# Transfer Express vs F&M Expressions Plastisol Screen Printed Transfer Video + Special message to Plastisol Transfer companies.



## Vitality (Oct 5, 2014)

Sup my people? Tony Vitals here again.

Happy New Year and nuff nuff success to all of ya. 

Back with another video, This time with a head to head video comparison between screen printed transfers. I pitted Stahl's aka Transfer Express "Goof Proof" against F&M Expressions, famous for their $0.15/0.20 cent transfer offers, with a first time ever side by side comparison. If you were wondering about these products, hopefully this video helps you use your own eyes to make an informed judgement for yourself. 

I also drop a little opinion piece at the end.

Peace, and Enjoy. 

Tony Vitals


----------



## doutlet (Aug 18, 2011)

Nice to see them side by side. It would be nice to see a video with a side by side comparison of all the transfer companies.


----------



## Vitality (Oct 5, 2014)

doutlet said:


> Nice to see them side by side. It would be nice to see a video with a side by side comparison of all the transfer companies.


I was pondering doing that this year, Same 2-color design by all the popular companies.


----------



## proworlded (Oct 3, 2006)

Just as important is the method of placing the order, personal customer service assistance if needed, and the ability to follow the process on your computer or other device. That's tough to video.


----------



## doutlet (Aug 18, 2011)

proworlded said:


> Just as important is the method of placing the order, personal customer service assistance if needed, and the ability to follow the process on your computer or other device. That's tough to video.

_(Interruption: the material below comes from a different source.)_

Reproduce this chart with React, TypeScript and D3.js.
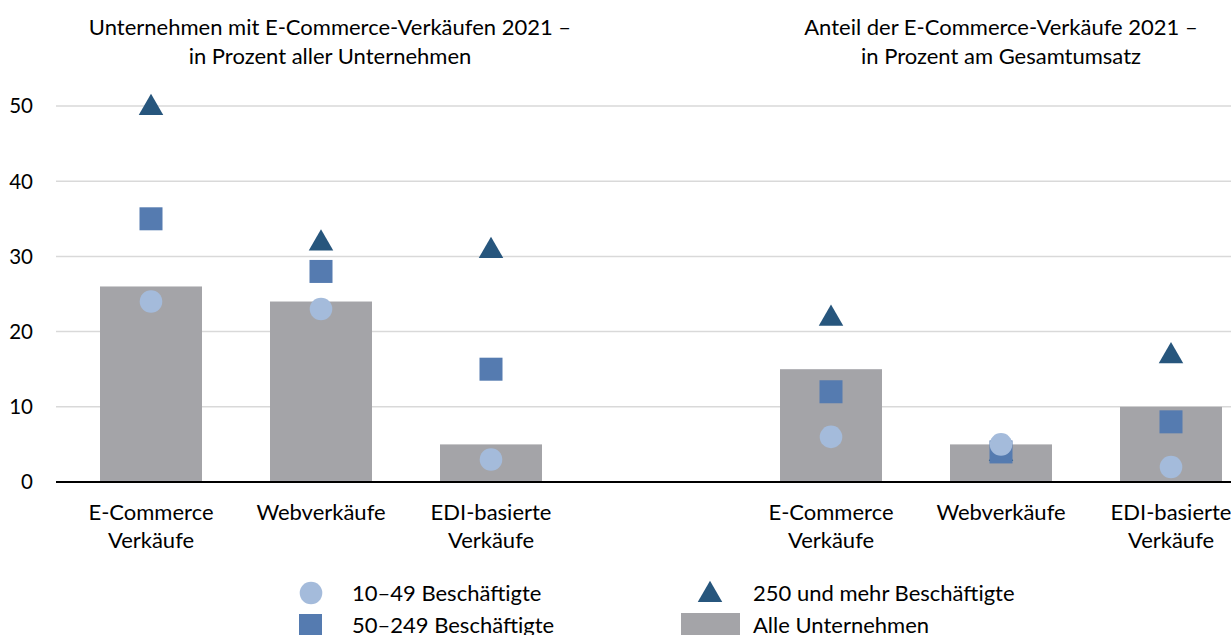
import * as d3 from "d3";
import React, { useRef, useEffect } from "react";

// slots: 3 left categories, an empty gap, 3 right categories
const slots = ["ec1", "web1", "edi1", "gap", "ec2", "web2", "edi2"];
const catLabels = [
  ["E-Commerce", "Verkäufe"],
  ["Webverkäufe"],
  ["EDI-basierte", "Verkäufe"],
  [],
  ["E-Commerce", "Verkäufe"],
  ["Webverkäufe"],
  ["EDI-basierte", "Verkäufe"],
];
const catKeys = ["ec1", "web1", "edi1", "ec2", "web2", "edi2"];
const allCompanies = [26, 24, 5, 15, 5, 10];
const small = [24, 23, 3, 6, 5, 2];
const medium = [35, 28, 15, 12, 4, 8];
const large = [50, 32, 31, 22, 4, 17];
const yTicks = [0, 10, 20, 30, 40, 50];

const titleLeft = ["Unternehmen mit E-Commerce-Verkäufen 2021 –", "in Prozent aller Unternehmen"];
const titleRight = ["Anteil der E-Commerce-Verkäufe 2021 –", "in Prozent am Gesamtumsatz"];

const W = 1231;
const H = 635;
const FONT = "Lato, sans-serif";
const FS = 22;
const C_BAR = "#a4a4a8";
const C_SMALL = "#a4bbdb";
const C_MED = "#557bb0";
const C_LARGE = "#27567d";

function Chart() {
  const ref = useRef<any>();
  useEffect(() => {
    const svg = d3.select(ref.current);
    svg.selectAll("*").remove();

    const x = d3.scaleBand().domain(slots).range([66, 1256]).paddingInner(0.4).paddingOuter(0.2);
    const y = d3.scaleLinear().domain([0, 50]).range([482, 106]);
    const cx = (k: string) => (x(k) as number) + x.bandwidth() / 2;

    // grid
    svg.append("g")
      .selectAll("line")
      .data(yTicks.filter((t) => t > 0))
      .enter()
      .append("line")
      .attr("x1", 56)
      .attr("x2", W)
      .attr("y1", (d: any) => y(d))
      .attr("y2", (d: any) => y(d))
      .attr("stroke", "#d9d9d9")
      .attr("stroke-width", 1.5);

    // y labels
    svg.append("g")
      .selectAll("text")
      .data(yTicks)
      .enter()
      .append("text")
      .attr("x", 33)
      .attr("y", (d: any) => y(d))
      .attr("dy", "0.36em")
      .attr("text-anchor", "end")
      .attr("font-family", FONT)
      .attr("font-size", 20.5)
      .attr("fill", "#000")
      .text((d: any) => d);

    // bars
    svg.append("g")
      .selectAll("rect")
      .data(catKeys)
      .enter()
      .append("rect")
      .attr("x", (d: any) => x(d) as number)
      .attr("width", x.bandwidth())
      .attr("y", (d: any, i: number) => y(allCompanies[i]))
      .attr("height", (d: any, i: number) => y(0) - y(allCompanies[i]))
      .attr("fill", C_BAR);

    // axis line
    svg.append("line")
      .attr("x1", 56)
      .attr("x2", W)
      .attr("y1", y(0))
      .attr("y2", y(0))
      .attr("stroke", "#000")
      .attr("stroke-width", 2);

    // triangles, then squares, then circles
    const tri = d3.symbol().type(d3.symbolTriangle).size(260);
    svg.append("g")
      .selectAll("path")
      .data(catKeys)
      .enter()
      .append("path")
      .attr("d", tri as any)
      .attr("transform", (d: any, i: number) => `translate(${cx(d)},${y(large[i]) + 2})`)
      .attr("fill", C_LARGE);

    svg.append("g")
      .selectAll("rect")
      .data(catKeys)
      .enter()
      .append("rect")
      .attr("x", (d: any) => cx(d) - 11.5)
      .attr("y", (d: any, i: number) => y(medium[i]) - 11.5)
      .attr("width", 23)
      .attr("height", 23)
      .attr("fill", C_MED);

    svg.append("g")
      .selectAll("circle")
      .data(catKeys)
      .enter()
      .append("circle")
      .attr("cx", (d: any) => cx(d))
      .attr("cy", (d: any, i: number) => y(small[i]))
      .attr("r", 11.3)
      .attr("fill", C_SMALL);

    // category labels
    const lab = svg.append("g")
      .selectAll("text")
      .data(slots)
      .enter()
      .append("text")
      .attr("text-anchor", "middle")
      .attr("font-family", FONT)
      .attr("font-size", FS)
      .attr("fill", "#000");
    lab.each(function (this: any, d: any, i: number) {
      const t = d3.select(this);
      catLabels[i].forEach((s, j) => {
        t.append("tspan")
          .attr("x", cx(d))
          .attr("y", 520 + j * 28)
          .text(s);
      });
    });

    // titles
    const drawTitle = (lines: string[], tx: number) => {
      lines.forEach((s, j) => {
        svg.append("text")
          .attr("x", tx)
          .attr("y", 35 + j * 28.5)
          .attr("text-anchor", "middle")
          .attr("font-family", FONT)
          .attr("font-size", FS)
          .attr("fill", "#000")
          .text(s);
      });
    };
    drawTitle(titleLeft, cx("web1") + 9);
    drawTitle(titleRight, cx("web2"));

    // legend
    const lg = svg.append("g").attr("font-family", FONT).attr("font-size", FS);
    lg.append("circle").attr("cx", 311).attr("cy", 593).attr("r", 11.3).attr("fill", C_SMALL);
    lg.append("text").attr("x", 352).attr("y", 600.5).text("10–49 Beschäftigte");
    lg.append("rect").attr("x", 299).attr("y", 614).attr("width", 23).attr("height", 23).attr("fill", C_MED);
    lg.append("text").attr("x", 352).attr("y", 633).text("50–249 Beschäftigte");
    lg.append("path")
      .attr("d", tri as any)
      .attr("transform", "translate(710,595)")
      .attr("fill", C_LARGE);
    lg.append("text").attr("x", 753).attr("y", 600.5).text("250 und mehr Beschäftigte");
    lg.append("rect").attr("x", 681).attr("y", 613).attr("width", 59).attr("height", 24).attr("fill", C_BAR);
    lg.append("text").attr("x", 753).attr("y", 633).text("Alle Unternehmen");
  }, []);

  return <svg ref={ref} width={W} height={H} style={{ display: "block" }}></svg>;
}

export default function App() {
  return (
    <div style={{ position: "absolute", left: 0, top: 0, background: "#fff" }}>
      <Chart />
    </div>
  );
}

I agree customer service, ease of ordering and delivery are also very important. But, if the quality of the transfer is lacking there is no reason to look in to it any further.


----------



## proworlded (Oct 3, 2006)

Agreed. But you really do not find that out until a design is actually put into use.


----------



## Dakar19 (Jul 16, 2017)

Thanks man! Just what I needed to see! Plus I like that track playing in the background! Big help bruh!


----------